Por outro lado, o quarto, o quinto (ambos dirigidos por Jamie Childs) e o sexto (de Mairzee Almas) capítulos revelam-se os pontos altos da primeira temporada. Creio que não só por materializarem antigos sonhos dos leitores — personagens clássicos e cenas marcantes dos quadrinhos enfim ganham carne, osso e movimento. Mas também pelo mergulho em um território inóspito (o Inferno), pela tensão deflagrada quando as mentiras deixam de ser contadas (no meticuloso e angustiante episódio da lanchonete, desde já um dos melhores de 2022) e pelas reflexões sobre a vida e a morte que pautam um passeio de Sandman por Londres (na companhia da Morte) e através dos séculos (sim, Hob Gadling, um dos favoritos do público das HQs, dá as caras, interpretado por Ferdinand Kingsley).
A estreia de Sandman na Netflix poderia ter parado por aí.

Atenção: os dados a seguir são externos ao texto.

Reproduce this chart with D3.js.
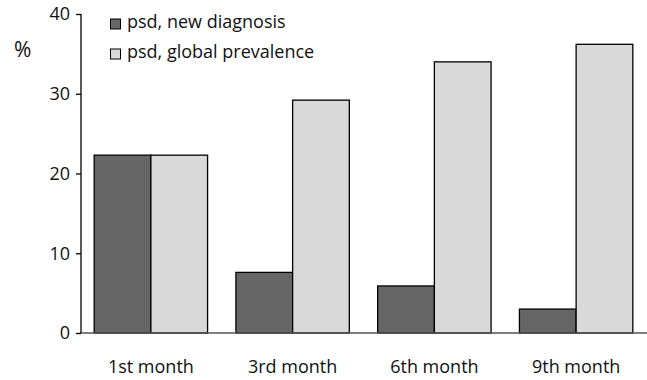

O acréscimo do arco Casa de Bonecas, introduzindo novos personagens (nem todos bem desenvolvidos) e espichando o total para 10 episódios, dá a sensação de que temos duas temporadas espremidas em uma, mesmo que haja conexões entre as tramas. Nos meus sonhos, o grand finale seria aquela cena em que Desejo, na Galeria dos Perpétuos, faz a uma de suas irmãs um anúncio ameaçador, dando o gancho para uma segunda temporada igualmente curtinha e mais concentrada do que a primeira se mostrou.